Your task: Make an exact copy of all the material below, apart from the pictures.
--- Supplied information ---
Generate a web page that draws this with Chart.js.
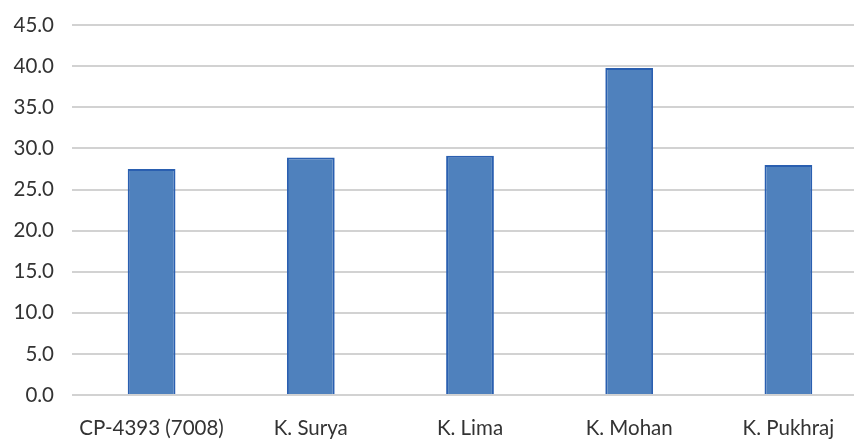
<!DOCTYPE html>
<html>
<head>
<meta charset="utf-8">
<script src="https://cdn.jsdelivr.net/npm/chart.js@4"></script>
<style>
  html, body { margin: 0; padding: 0; background: #fff; overflow: hidden; }
  #wrap { width: 868px; height: 441px; }
</style>
</head>
<body>
<div id="wrap"><canvas id="myChart"></canvas></div>
<script>
// values
var varieties = ['CP-4393 (7008)', 'K. Surya', 'K. Lima', 'K. Mohan', 'K. Pukhraj'];
var values = [27.5, 28.9, 29.1, 39.8, 28.0];
var yMax = 45;
var yStep = 5;

var ctx = document.getElementById('myChart').getContext('2d');
var myChart = new Chart(ctx, {
  type: 'bar',
  data: {
    labels: varieties,
    datasets: [{
      data: values,
      backgroundColor: '#4f81bd',
      borderColor: '#2a5fb0',
      borderWidth: 2,
      barPercentage: 0.3,
      categoryPercentage: 1
    }]
  },
  options: {
    responsive: true,
    maintainAspectRatio: false,
    animation: false,
    layout: { padding: { top: 0, right: 0, left: 0, bottom: 0 } },
    plugins: { legend: { display: false }, tooltip: { enabled: false } },
    scales: {
      x: {
        grid: { display: false },
        border: { display: false },
        ticks: { color: '#333333', font: { family: 'Lato', size: 20.5 }, padding: 13, maxRotation: 0 },
        afterFit: function(scale) { scale.height = 46; }
      },
      y: {
        min: 0,
        max: yMax,
        border: { display: false },
        grid: { color: '#d2d2d2', lineWidth: 2, drawTicks: false },
        ticks: {
          stepSize: yStep,
          color: '#333333',
          font: { family: 'Lato', size: 20.5, lineHeight: 0.7 },
          padding: 18,
          callback: function(v) { return v.toFixed(1); }
        },
        afterFit: function(scale) { scale.width = 72; }
      }
    }
  }
});
</script>
</body>
</html>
---
Written solution:
Generate a web page that draws this with Chart.js.
<!DOCTYPE html>
<html>
<head>
<meta charset="utf-8">
<script src="https://cdn.jsdelivr.net/npm/chart.js@4"></script>
<style>
  html, body { margin: 0; padding: 0; background: #fff; overflow: hidden; }
  #wrap { width: 868px; height: 441px; }
</style>
</head>
<body>
<div id="wrap"><canvas id="myChart"></canvas></div>
<script>
// values
var varieties = ['CP-4393 (7008)', 'K. Surya', 'K. Lima', 'K. Mohan', 'K. Pukhraj'];
var values = [27.5, 28.9, 29.1, 39.8, 28.0];
var yMax = 45;
var yStep = 5;

var ctx = document.getElementById('myChart').getContext('2d');
var myChart = new Chart(ctx, {
  type: 'bar',
  data: {
    labels: varieties,
    datasets: [{
      data: values,
      backgroundColor: '#4f81bd',
      borderColor: '#2a5fb0',
      borderWidth: 2,
      barPercentage: 0.3,
      categoryPercentage: 1
    }]
  },
  options: {
    responsive: true,
    maintainAspectRatio: false,
    animation: false,
    layout: { padding: { top: 0, right: 0, left: 0, bottom: 0 } },
    plugins: { legend: { display: false }, tooltip: { enabled: false } },
    scales: {
      x: {
        grid: { display: false },
        border: { display: false },
        ticks: { color: '#333333', font: { family: 'Lato', size: 20.5 }, padding: 13, maxRotation: 0 },
        afterFit: function(scale) { scale.height = 46; }
      },
      y: {
        min: 0,
        max: yMax,
        border: { display: false },
        grid: { color: '#d2d2d2', lineWidth: 2, drawTicks: false },
        ticks: {
          stepSize: yStep,
          color: '#333333',
          font: { family: 'Lato', size: 20.5, lineHeight: 0.7 },
          padding: 18,
          callback: function(v) { return v.toFixed(1); }
        },
        afterFit: function(scale) { scale.width = 72; }
      }
    }
  }
});
</script>
</body>
</html>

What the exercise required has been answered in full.